La caccia ai responsabili per la morte dei soldati italiani, è divenuta occasione di bisticci politici. La presenza dell’esercito italiano nelle missioni di ‘’polizia internazionale’’, non risponde a una ragionevole politica nazionale. E’ giusto inviare truppe di pace in territori di guerra? E’ giusto esporre i nostri soldati agli agguati del ‘’nemico’’ e nello stesso tempo evitare che si comportino come forze combattenti? E’ impossibile. La presenza italiana non ha più nessuna logica se non quella di aiutare gli americani a sbrogliare una matassa che la frettolosa guerra di Bush ha reso particolarmente intrigata. Gli americani con la kappa, la chiamano “guerra giusta”, come quella in Vietnam e in Corea. Per quanto tempo ancora continueremo a vedere il ritorno dei nostri caduti, avvolti da un tricolore in lutto, in nome del lodo Alfano, della disoccupazione, del precariato e della povertà? I nostri ragazzi muoiono perché è normale che in una guerra ci siano dei caduti. L’Italia che nella sua costituzione dichiara di ripudiare la guerra, continua ipocritamente a foraggiare la partecipazione alle invasioni atlantiche, a fianco dell’impero amerikano. E’ triste veder morire tanti giovani nell’esercizio del proprio dovere, per una guerra che non gli appartiene. Viviamo tempi talmente confusi e tumultuosi, in cui il prestigio internazionale viene misurato dalla capacità di partecipare a un’operazione militare. Questo, è il prezzo che un Paese deve pagare per avere un rango internazionale, pari alle sue ambizioni. Lo stivale, ha fatto quello che hanno fatto gli altri paesi, ma nel nostro caso e quello della Germania, essendo due nazioni sconfitte nella seconda guerra mondiale, emergono peculiarità che condizionano in negativo la politica dei governi. Se austriaci e tedeschi venivano considerati eserciti invasori, non vedo perché i nostri soldati da altri popoli non debbano essere considerati tali. Che differenza c’è fra i patrioti partigiani e quelli iracheni o afghani? Lì la vita è dura e la ferocia è illimitata, si predica secondo riti a noi incomprensibili. Contrastare l’estremismo islamico, richiede più di un approccio militare convenzionale. Nell’Islam la sicurezza è la preoccupazione principale a cominciare dalla legittimità dei governi. La politica ha inviato truppe di pace in teatri di guerra, suscitando interrogativi inquietanti nell’ opinione pubblica.

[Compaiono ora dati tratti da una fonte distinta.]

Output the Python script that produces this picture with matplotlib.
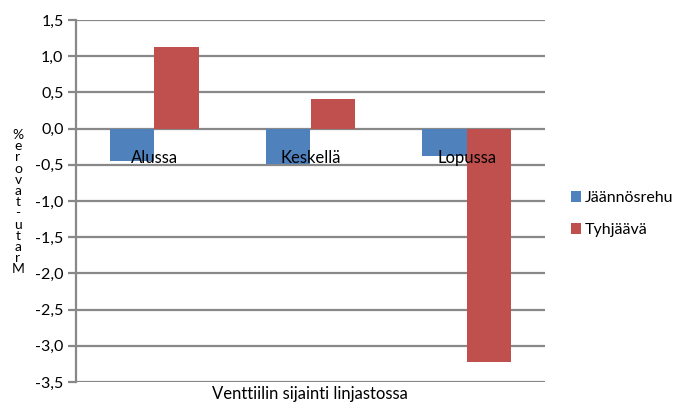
import matplotlib
matplotlib.use("Agg")
import matplotlib.pyplot as plt
import numpy as np

categories = ["Alussa", "Keskellä", "Lopussa"]
jaannosrehu = [-0.45, -0.49, -0.38]
tyhjaava = [1.13, 0.41, -3.22]
series_names = ["Jäännösrehu", "Tyhjäävä"]
yticks = [1.5, 1.0, 0.5, 0.0, -0.5, -1.0, -1.5, -2.0, -2.5, -3.0, -3.5]
ylabel_chars = ["%", "e", "r", "o", "v", "a", "t", "-", "u", "t", "a", "r", "M"]
xlabel = "Venttiilin sijainti linjastossa"

plt.rcParams['font.family'] = ['Lato', 'DejaVu Sans']
fig = plt.figure(figsize=(6.8, 4.04), dpi=100)
ax = fig.add_axes([76/680, 1 - 382/404, (545-76)/680, (382-20)/404])

x = np.arange(len(categories))
w = 1/3.5
blue = "#4F81BD"
red = "#C0504D"
ax.bar(x - w/2, jaannosrehu, width=w, color=blue, label=series_names[0], zorder=3)
ax.bar(x + w/2, tyhjaava, width=w, color=red, label=series_names[1], zorder=3)

ax.set_xlim(-0.5, len(categories) - 0.5)
ax.set_ylim(-3.5, 1.5)
ax.set_yticks(yticks)
ax.set_yticklabels([f"{v:.1f}".replace(".", ",") for v in yticks], fontsize=11.5)
grid_c = "#888888"
for v in yticks:
    ax.axhline(v, color=grid_c, lw=1.6, zorder=1)
ax.set_xticks([])
for s in ["top", "right", "bottom"]:
    ax.spines[s].set_visible(False)
ax.spines["left"].set_color(grid_c)
ax.spines["left"].set_linewidth(1.6)
ax.tick_params(axis="y", length=6, width=1.6, color=grid_c, pad=3)

for i, c in enumerate(categories):
    ax.text(i, -0.40, c, ha="center", va="center", fontsize=12, zorder=4)

fig.text(310/680, 1 - 394/404, xlabel, ha="center", va="center", fontsize=12)

# stacked vertical y label
y0 = 135
step = 11.2
for k, ch in enumerate(ylabel_chars):
    fig.text(18/680, 1 - (y0 + k*step)/404, ch, ha="center", va="center", fontsize=10)

handles, labels = ax.get_legend_handles_labels()
fig.legend(handles, labels, loc="center left", bbox_to_anchor=(561/680, 1 - 214/404),
           frameon=False, fontsize=11.5, handlelength=0.65, handleheight=0.65,
           handletextpad=0.25, labelspacing=1.15, borderaxespad=0.2)

fig.savefig("out.png", dpi=100)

L’ambiguità offende il Paese e la Costituzione. In Spagna e in Gran Bretagna sono nati dei movimenti popolari per il rimpatrio dei soldati. Analoghi sentimenti, stanno nascendo anche da noi, da parte di alcune personalità politiche e di un opinione pubblica sempre più scettica. E’ bene riconsiderare le finalità della presenza della Nato e quali prospettive di successo presenti la strada intrapresa. Non vi è alternativa alla definizione di una strategia
d’uscita, ma adesso sarebbe sconveniente abbandonare da soli la scena di guerra. Quante prove dovremo superare ancora, quante sconfitte dovremo subire per giungere a questa conclusione? La batosta subita dalla Russia in Afghanistan insegna. Ai costi umani, vanno aggiunti quelli in denaro, che potrebbe essere speso per disoccupati e pensionati al minimo. Il buon senso e la buona fede, dovrebbero viaggiare paralleli verso il ritiro. Il trapianto della democrazia in territori aridi, è fallito. Tutti a casa.